Start with the line that contains "What Plotly.js code" and end with the line that contains "const outAfterTicks = [0,10,20,30,40,50,60,70,80];"; retype those lines and the ones between them exactly, without any pictures.

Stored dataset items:
·····

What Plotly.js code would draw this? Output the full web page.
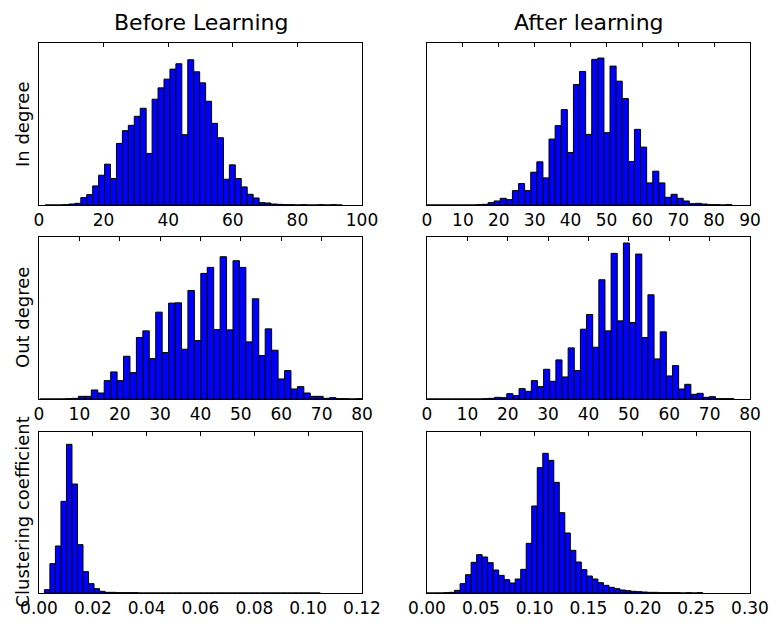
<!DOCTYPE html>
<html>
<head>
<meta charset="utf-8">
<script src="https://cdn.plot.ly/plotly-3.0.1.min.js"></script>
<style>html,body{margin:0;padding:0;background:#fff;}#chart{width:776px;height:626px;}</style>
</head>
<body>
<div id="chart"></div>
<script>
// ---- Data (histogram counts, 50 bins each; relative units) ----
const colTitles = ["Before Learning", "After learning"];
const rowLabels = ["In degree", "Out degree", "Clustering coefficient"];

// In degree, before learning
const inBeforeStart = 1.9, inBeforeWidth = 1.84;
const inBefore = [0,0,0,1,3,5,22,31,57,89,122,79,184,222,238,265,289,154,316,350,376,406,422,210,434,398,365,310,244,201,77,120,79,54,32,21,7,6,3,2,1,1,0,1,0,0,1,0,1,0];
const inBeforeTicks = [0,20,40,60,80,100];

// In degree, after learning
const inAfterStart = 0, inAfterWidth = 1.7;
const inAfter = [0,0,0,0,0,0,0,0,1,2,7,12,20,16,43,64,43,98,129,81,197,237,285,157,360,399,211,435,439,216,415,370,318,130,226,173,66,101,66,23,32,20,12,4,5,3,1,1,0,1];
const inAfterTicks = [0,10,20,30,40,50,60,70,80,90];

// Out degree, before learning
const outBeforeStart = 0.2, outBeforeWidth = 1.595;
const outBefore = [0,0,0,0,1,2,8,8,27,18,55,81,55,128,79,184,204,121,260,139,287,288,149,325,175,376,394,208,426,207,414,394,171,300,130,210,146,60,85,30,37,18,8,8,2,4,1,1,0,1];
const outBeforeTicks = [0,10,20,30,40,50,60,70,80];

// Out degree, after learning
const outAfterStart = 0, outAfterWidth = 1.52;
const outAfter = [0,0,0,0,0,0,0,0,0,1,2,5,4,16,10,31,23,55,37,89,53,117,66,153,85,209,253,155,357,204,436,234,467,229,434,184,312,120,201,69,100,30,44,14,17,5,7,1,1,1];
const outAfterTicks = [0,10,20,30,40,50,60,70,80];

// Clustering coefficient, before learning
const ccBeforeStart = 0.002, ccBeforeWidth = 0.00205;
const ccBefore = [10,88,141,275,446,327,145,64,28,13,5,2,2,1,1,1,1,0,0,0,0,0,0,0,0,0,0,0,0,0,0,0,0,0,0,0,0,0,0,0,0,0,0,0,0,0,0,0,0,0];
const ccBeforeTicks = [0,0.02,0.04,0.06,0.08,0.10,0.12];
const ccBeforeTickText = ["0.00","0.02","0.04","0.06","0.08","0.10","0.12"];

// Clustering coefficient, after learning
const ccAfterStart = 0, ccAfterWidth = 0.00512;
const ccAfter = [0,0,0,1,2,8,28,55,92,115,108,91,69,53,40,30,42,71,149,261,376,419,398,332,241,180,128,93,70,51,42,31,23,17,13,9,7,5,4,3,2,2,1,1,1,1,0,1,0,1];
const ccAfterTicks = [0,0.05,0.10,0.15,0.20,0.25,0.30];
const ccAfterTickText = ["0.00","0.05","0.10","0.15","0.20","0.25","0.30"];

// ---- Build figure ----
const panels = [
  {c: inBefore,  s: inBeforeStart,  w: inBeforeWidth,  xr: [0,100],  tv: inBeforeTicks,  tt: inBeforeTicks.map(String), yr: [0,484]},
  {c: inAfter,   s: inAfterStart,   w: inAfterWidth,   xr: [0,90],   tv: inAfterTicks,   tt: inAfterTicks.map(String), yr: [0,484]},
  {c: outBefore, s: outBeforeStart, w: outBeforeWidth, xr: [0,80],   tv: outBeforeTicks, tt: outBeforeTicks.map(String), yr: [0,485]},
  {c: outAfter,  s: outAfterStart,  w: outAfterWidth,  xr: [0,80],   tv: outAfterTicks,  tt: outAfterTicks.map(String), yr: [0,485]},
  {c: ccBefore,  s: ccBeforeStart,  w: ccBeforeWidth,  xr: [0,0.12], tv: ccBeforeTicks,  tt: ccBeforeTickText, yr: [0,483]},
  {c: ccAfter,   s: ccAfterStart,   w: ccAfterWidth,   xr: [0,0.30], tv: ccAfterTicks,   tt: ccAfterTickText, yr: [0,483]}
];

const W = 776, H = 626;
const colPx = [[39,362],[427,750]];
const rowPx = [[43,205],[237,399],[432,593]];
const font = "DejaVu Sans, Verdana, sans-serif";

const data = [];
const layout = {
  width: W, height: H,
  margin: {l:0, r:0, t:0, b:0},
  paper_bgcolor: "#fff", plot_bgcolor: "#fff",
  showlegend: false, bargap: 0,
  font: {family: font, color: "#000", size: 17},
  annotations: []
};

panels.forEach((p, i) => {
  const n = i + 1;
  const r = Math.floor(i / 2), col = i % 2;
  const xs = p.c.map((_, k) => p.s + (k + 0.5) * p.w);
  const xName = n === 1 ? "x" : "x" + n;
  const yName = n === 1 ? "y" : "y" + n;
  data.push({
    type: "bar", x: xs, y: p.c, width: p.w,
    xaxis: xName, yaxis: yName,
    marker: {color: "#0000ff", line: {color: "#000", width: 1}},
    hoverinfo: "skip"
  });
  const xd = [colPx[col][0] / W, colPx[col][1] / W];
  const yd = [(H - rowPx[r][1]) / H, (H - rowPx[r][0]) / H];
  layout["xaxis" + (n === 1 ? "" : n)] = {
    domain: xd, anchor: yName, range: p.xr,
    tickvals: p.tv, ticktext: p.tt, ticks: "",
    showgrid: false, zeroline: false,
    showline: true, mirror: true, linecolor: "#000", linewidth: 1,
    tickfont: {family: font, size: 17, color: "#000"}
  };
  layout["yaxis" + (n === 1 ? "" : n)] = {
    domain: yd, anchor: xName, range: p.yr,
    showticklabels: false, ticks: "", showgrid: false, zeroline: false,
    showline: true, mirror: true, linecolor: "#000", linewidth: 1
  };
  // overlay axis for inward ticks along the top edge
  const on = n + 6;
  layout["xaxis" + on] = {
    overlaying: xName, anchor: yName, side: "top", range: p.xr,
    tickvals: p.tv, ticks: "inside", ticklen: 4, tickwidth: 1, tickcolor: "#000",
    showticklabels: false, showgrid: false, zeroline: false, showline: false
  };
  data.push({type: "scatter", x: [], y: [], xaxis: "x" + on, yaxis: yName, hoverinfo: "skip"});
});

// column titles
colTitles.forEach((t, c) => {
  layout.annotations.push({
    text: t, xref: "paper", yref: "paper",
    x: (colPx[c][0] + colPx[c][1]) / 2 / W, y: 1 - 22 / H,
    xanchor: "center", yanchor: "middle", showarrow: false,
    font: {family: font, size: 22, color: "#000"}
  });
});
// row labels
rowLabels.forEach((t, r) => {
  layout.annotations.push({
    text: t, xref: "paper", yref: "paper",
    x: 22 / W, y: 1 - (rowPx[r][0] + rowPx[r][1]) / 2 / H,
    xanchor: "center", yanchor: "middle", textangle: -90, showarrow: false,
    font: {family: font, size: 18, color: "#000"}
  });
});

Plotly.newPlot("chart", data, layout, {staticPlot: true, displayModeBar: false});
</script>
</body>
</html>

·····

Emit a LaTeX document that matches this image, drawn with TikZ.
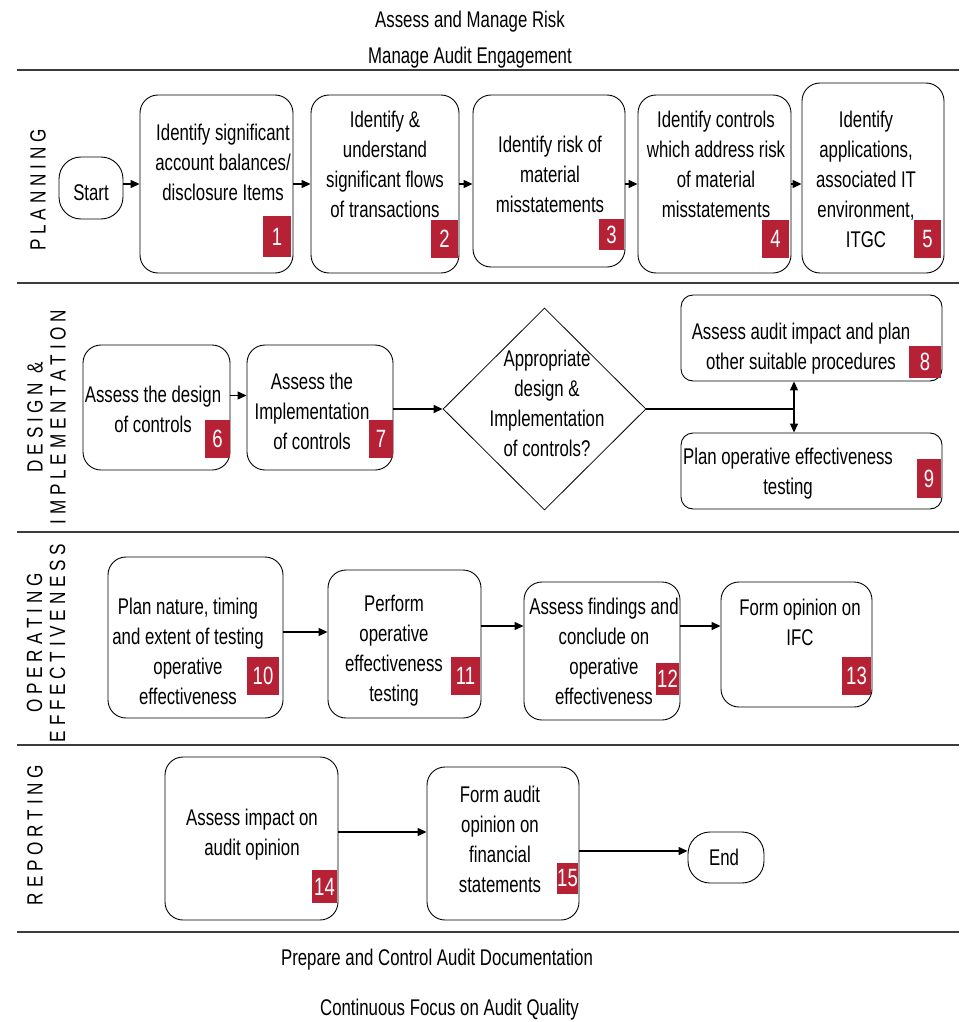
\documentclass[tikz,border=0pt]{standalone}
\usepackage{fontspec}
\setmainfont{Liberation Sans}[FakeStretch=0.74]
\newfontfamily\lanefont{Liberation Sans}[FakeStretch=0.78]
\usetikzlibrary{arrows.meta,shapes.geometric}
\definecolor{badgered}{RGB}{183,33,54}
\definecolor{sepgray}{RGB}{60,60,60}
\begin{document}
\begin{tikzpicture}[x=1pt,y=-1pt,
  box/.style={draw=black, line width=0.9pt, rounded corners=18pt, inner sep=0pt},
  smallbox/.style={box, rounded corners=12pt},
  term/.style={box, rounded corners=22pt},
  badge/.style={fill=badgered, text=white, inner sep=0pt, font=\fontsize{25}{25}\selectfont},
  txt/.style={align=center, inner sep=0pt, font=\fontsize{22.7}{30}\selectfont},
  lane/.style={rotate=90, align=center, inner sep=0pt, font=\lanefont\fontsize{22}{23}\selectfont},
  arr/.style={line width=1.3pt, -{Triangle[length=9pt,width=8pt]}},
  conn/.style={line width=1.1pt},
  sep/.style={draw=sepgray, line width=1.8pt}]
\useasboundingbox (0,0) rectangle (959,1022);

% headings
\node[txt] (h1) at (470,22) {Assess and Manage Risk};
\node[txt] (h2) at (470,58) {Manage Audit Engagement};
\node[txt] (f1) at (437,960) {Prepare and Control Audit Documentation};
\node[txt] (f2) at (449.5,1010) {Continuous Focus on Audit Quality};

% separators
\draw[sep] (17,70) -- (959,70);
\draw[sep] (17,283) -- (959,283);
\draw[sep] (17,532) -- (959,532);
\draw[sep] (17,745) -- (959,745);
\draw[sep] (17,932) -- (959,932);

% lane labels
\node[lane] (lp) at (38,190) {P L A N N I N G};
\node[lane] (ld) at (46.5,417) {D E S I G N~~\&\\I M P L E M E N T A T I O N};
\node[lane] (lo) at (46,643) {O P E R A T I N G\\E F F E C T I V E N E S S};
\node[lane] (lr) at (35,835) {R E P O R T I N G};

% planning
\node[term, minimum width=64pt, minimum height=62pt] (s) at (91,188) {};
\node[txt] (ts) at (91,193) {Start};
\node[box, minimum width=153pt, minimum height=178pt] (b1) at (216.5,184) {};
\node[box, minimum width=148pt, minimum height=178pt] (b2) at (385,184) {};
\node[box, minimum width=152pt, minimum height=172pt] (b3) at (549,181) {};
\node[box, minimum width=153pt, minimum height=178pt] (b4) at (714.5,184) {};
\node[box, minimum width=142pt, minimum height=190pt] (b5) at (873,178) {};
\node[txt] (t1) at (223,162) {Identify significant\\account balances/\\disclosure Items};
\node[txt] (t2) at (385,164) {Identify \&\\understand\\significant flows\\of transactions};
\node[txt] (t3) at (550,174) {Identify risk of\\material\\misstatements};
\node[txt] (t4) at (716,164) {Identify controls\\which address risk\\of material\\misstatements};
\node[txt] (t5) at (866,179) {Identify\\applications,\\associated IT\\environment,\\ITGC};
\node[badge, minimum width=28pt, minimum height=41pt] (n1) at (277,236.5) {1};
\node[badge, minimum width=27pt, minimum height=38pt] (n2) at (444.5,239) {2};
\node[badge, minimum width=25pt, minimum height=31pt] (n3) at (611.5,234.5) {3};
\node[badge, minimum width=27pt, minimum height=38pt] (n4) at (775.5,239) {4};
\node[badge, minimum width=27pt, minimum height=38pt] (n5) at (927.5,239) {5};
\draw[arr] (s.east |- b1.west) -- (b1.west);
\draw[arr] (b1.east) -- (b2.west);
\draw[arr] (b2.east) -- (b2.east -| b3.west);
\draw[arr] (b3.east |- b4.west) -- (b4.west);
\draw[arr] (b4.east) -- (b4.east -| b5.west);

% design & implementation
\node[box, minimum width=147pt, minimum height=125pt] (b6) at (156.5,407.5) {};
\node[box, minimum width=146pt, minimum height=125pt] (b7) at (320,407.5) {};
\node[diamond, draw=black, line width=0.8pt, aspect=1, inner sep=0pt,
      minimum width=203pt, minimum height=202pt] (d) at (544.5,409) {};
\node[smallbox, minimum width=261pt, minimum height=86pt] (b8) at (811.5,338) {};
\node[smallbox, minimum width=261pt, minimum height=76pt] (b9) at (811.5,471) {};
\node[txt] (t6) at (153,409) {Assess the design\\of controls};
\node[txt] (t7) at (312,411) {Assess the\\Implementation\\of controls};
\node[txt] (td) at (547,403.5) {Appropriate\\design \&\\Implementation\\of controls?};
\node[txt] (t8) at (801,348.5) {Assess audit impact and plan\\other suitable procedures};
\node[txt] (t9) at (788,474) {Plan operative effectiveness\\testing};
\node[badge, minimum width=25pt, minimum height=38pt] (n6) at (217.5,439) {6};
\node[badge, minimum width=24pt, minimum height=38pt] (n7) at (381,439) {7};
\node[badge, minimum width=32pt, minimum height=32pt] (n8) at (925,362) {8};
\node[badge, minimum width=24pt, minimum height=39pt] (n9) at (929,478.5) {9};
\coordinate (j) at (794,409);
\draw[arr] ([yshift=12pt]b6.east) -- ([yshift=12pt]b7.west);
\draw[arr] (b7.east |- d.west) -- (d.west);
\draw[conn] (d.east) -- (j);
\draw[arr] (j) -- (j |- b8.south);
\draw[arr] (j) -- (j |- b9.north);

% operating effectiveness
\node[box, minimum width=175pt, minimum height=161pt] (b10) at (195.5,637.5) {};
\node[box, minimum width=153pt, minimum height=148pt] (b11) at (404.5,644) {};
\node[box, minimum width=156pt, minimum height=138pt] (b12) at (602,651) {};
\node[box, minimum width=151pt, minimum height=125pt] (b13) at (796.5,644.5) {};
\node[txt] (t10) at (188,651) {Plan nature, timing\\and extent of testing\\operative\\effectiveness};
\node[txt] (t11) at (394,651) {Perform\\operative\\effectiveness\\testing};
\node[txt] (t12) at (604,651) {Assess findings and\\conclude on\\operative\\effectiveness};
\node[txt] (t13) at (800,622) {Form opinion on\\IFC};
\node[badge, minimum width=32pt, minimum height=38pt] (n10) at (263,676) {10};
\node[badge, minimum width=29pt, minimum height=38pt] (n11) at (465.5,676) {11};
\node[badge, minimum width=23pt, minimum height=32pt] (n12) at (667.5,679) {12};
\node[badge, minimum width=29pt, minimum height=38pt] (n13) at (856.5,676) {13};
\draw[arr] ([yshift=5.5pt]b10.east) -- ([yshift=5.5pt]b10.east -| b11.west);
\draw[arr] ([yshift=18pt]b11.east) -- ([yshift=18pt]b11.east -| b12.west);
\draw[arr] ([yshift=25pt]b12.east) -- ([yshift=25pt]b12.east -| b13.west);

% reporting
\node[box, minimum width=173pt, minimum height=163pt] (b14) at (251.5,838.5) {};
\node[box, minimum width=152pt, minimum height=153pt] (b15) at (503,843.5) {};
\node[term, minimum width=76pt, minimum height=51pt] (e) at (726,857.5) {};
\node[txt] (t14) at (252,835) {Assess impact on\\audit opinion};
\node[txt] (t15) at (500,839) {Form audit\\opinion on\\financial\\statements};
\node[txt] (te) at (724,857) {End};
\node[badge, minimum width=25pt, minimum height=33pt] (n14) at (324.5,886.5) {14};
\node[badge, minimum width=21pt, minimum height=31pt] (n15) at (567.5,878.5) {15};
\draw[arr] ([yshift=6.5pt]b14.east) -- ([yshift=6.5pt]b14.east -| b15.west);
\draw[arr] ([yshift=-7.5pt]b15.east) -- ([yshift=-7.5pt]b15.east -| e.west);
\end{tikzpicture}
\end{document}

·····

- **Solution for this problem**:
What Plotly.js code would draw this? Output the full web page.
<!DOCTYPE html>
<html>
<head>
<meta charset="utf-8">
<script src="https://cdn.plot.ly/plotly-3.0.1.min.js"></script>
<style>html,body{margin:0;padding:0;background:#fff;}#chart{width:776px;height:626px;}</style>
</head>
<body>
<div id="chart"></div>
<script>
// ---- Data (histogram counts, 50 bins each; relative units) ----
const colTitles = ["Before Learning", "After learning"];
const rowLabels = ["In degree", "Out degree", "Clustering coefficient"];

// In degree, before learning
const inBeforeStart = 1.9, inBeforeWidth = 1.84;
const inBefore = [0,0,0,1,3,5,22,31,57,89,122,79,184,222,238,265,289,154,316,350,376,406,422,210,434,398,365,310,244,201,77,120,79,54,32,21,7,6,3,2,1,1,0,1,0,0,1,0,1,0];
const inBeforeTicks = [0,20,40,60,80,100];

// In degree, after learning
const inAfterStart = 0, inAfterWidth = 1.7;
const inAfter = [0,0,0,0,0,0,0,0,1,2,7,12,20,16,43,64,43,98,129,81,197,237,285,157,360,399,211,435,439,216,415,370,318,130,226,173,66,101,66,23,32,20,12,4,5,3,1,1,0,1];
const inAfterTicks = [0,10,20,30,40,50,60,70,80,90];

// Out degree, before learning
const outBeforeStart = 0.2, outBeforeWidth = 1.595;
const outBefore = [0,0,0,0,1,2,8,8,27,18,55,81,55,128,79,184,204,121,260,139,287,288,149,325,175,376,394,208,426,207,414,394,171,300,130,210,146,60,85,30,37,18,8,8,2,4,1,1,0,1];
const outBeforeTicks = [0,10,20,30,40,50,60,70,80];

// Out degree, after learning
const outAfterStart = 0, outAfterWidth = 1.52;
const outAfter = [0,0,0,0,0,0,0,0,0,1,2,5,4,16,10,31,23,55,37,89,53,117,66,153,85,209,253,155,357,204,436,234,467,229,434,184,312,120,201,69,100,30,44,14,17,5,7,1,1,1];
const outAfterTicks = [0,10,20,30,40,50,60,70,80];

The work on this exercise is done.